__Given task__. Can you find the lines of the listing that include "matplotlib" and copy every one?

(Records with drawing code)
=-=-=

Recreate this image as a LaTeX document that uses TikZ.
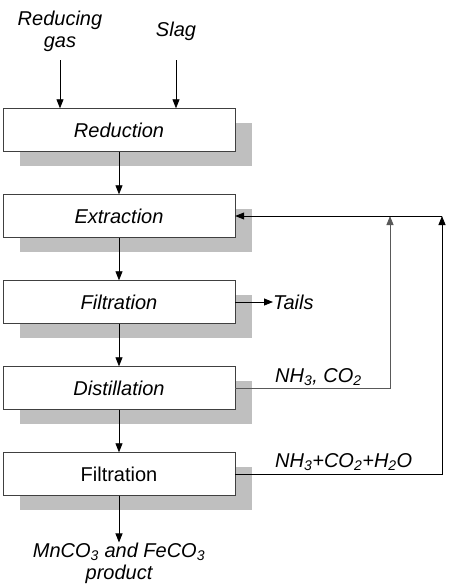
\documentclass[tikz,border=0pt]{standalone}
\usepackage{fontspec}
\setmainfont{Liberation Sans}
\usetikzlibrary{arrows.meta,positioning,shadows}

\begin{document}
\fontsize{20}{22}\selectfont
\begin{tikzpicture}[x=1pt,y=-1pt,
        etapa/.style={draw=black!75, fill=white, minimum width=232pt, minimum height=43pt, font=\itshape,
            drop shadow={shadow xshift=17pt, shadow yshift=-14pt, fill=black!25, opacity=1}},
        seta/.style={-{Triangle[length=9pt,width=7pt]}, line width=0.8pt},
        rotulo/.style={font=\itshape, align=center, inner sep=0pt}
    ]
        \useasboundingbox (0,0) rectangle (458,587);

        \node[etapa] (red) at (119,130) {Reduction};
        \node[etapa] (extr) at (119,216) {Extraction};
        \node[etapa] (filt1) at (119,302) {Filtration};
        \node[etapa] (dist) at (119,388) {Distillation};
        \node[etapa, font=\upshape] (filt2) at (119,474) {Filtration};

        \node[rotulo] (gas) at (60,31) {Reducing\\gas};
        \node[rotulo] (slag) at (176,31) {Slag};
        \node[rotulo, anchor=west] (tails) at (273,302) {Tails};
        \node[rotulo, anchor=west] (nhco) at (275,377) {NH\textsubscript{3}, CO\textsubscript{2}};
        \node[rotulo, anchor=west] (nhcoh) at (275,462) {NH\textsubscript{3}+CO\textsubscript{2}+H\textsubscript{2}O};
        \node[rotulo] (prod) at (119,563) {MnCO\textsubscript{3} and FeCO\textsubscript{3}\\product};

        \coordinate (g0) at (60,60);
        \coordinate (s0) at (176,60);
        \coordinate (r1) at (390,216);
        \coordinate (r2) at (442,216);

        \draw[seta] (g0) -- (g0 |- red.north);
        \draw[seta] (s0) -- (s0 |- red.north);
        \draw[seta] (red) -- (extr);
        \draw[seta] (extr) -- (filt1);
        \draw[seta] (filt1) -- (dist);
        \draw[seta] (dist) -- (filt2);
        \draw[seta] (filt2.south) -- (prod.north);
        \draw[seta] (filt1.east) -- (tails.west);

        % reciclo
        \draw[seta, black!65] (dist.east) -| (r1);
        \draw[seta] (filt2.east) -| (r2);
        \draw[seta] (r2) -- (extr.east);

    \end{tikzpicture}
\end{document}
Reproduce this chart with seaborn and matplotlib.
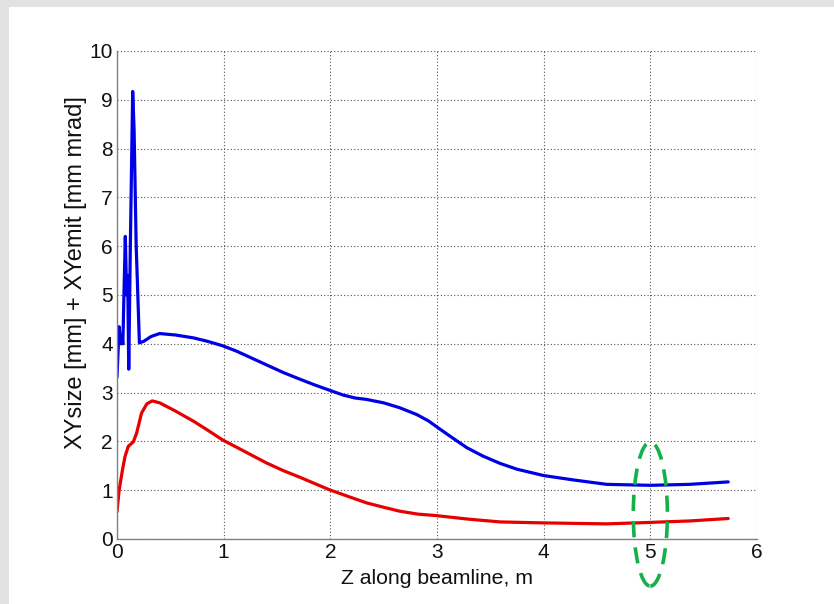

=-=-=

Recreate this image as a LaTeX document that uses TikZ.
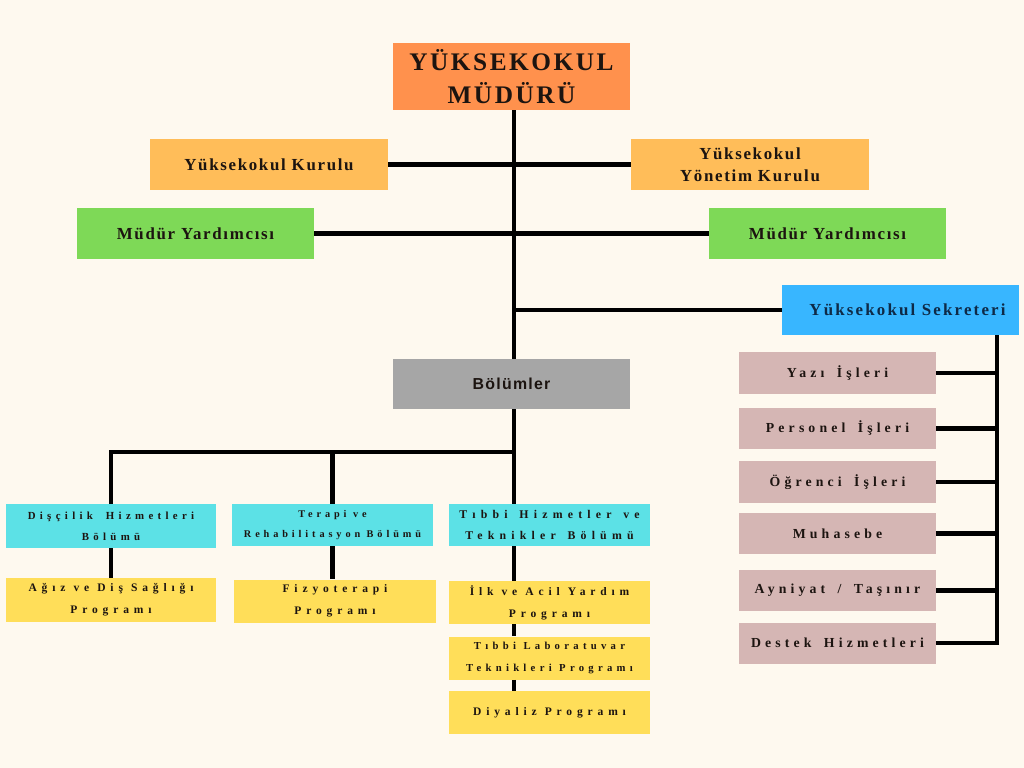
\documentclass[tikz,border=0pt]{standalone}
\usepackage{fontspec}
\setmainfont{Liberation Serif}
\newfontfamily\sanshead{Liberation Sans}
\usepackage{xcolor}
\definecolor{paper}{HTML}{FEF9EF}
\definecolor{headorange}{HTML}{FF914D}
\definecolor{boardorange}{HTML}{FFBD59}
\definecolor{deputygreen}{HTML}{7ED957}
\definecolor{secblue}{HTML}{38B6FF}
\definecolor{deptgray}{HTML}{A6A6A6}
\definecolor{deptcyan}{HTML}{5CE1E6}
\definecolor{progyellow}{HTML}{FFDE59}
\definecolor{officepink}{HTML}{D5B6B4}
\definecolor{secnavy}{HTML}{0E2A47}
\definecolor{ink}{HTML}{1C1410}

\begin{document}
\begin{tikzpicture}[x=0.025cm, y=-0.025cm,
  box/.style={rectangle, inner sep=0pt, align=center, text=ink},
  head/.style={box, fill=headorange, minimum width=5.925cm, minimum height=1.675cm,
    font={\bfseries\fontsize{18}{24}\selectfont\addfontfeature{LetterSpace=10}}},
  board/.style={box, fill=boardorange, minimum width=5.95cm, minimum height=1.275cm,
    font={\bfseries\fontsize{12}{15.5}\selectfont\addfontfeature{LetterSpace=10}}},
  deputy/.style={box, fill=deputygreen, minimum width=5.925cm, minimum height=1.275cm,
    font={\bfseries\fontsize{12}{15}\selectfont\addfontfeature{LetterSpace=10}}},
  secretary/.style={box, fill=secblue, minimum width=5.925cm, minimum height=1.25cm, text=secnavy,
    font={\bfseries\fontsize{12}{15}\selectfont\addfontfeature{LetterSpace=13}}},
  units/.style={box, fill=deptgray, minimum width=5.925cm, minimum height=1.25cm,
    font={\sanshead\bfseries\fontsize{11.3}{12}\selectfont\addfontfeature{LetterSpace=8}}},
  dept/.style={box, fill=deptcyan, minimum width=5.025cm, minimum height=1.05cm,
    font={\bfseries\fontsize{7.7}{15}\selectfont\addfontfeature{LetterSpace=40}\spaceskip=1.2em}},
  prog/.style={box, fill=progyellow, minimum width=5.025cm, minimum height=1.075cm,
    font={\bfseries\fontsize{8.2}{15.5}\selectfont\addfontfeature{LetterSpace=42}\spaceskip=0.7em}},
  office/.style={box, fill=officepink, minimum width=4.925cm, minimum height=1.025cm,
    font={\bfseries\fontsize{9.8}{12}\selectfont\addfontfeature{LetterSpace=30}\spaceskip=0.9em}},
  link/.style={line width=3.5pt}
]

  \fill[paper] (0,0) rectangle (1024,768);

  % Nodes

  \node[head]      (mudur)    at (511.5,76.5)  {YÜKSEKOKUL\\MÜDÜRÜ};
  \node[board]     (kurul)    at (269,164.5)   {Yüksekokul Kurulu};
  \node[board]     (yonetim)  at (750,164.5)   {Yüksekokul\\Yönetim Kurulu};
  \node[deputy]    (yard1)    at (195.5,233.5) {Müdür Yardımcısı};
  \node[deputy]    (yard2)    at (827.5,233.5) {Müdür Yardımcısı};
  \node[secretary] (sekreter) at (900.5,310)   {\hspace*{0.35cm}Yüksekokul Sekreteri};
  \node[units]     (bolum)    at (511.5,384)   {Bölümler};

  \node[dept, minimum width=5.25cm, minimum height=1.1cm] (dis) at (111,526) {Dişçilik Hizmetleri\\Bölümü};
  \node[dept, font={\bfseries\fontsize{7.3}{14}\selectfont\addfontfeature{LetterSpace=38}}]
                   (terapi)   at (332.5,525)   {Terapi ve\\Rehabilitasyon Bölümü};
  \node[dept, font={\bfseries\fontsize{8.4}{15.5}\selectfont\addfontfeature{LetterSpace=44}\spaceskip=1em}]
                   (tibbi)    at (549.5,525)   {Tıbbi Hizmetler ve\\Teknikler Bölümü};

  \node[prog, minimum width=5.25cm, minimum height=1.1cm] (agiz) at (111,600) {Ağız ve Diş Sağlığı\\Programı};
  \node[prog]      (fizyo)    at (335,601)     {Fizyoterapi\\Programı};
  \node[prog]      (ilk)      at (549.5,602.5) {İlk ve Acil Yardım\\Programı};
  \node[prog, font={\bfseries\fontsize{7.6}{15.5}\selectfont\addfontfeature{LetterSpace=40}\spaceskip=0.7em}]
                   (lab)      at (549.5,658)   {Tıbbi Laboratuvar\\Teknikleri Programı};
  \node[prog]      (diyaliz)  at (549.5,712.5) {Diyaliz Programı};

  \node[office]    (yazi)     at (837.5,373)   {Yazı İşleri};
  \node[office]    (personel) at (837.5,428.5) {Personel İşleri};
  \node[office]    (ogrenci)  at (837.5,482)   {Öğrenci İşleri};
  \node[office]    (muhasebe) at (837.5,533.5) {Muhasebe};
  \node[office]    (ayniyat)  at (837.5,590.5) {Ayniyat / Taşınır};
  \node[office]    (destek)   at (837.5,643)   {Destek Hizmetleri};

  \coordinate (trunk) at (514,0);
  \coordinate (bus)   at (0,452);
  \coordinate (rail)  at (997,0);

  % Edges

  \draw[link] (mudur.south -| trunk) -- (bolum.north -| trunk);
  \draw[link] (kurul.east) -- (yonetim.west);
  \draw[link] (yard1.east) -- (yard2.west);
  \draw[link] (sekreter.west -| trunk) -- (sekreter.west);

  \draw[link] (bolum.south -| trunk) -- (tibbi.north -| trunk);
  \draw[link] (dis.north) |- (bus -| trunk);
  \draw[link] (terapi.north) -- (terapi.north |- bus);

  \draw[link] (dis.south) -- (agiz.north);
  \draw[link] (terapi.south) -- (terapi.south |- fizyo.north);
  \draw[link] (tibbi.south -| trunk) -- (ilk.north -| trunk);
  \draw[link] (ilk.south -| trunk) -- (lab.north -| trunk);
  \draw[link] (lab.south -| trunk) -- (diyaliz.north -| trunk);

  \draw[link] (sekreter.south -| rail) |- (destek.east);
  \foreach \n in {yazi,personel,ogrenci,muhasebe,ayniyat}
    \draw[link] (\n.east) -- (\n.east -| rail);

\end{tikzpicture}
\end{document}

=-=-=

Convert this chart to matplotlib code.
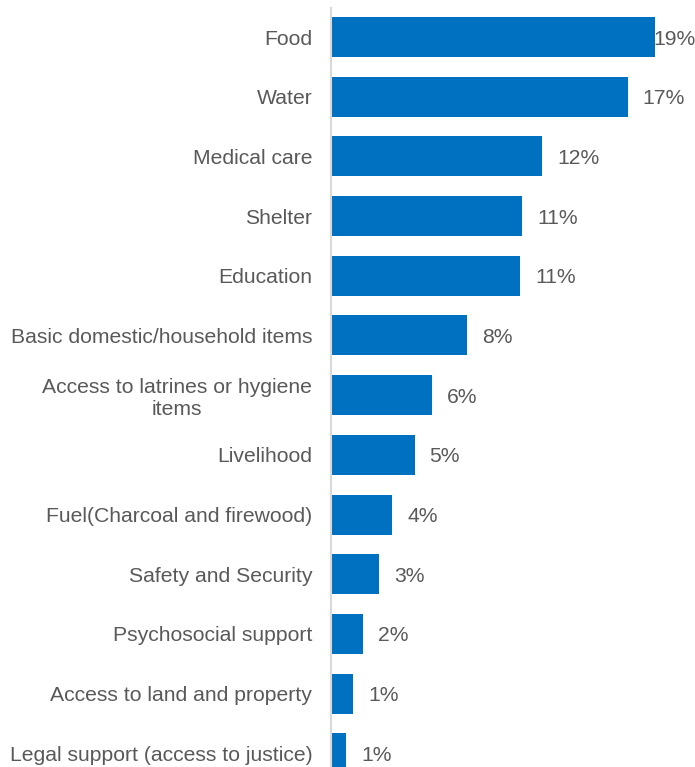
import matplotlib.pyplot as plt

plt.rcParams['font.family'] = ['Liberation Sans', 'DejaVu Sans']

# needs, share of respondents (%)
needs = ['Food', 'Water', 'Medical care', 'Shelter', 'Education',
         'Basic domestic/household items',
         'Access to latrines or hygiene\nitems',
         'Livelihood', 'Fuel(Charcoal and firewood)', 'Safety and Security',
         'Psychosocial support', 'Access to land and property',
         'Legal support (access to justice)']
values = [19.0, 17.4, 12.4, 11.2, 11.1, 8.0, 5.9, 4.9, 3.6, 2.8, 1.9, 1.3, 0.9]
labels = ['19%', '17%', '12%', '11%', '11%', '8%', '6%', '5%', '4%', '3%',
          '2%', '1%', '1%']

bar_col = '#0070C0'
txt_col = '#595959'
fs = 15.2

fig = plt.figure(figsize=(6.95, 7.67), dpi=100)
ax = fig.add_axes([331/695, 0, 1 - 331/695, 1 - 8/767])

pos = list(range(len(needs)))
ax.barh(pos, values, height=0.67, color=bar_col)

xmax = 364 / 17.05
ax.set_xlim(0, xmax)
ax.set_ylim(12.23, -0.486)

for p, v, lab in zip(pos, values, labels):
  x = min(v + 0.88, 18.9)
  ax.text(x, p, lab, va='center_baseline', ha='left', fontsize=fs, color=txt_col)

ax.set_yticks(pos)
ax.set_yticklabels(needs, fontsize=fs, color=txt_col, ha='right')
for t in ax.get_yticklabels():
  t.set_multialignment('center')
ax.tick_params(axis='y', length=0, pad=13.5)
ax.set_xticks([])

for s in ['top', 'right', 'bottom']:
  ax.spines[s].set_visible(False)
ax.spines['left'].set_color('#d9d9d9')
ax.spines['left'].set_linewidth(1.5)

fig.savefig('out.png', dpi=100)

=-=-=

__Exercise response__.
Reproduce this chart with seaborn and matplotlib.
Convert this chart to matplotlib code.
import matplotlib.pyplot as plt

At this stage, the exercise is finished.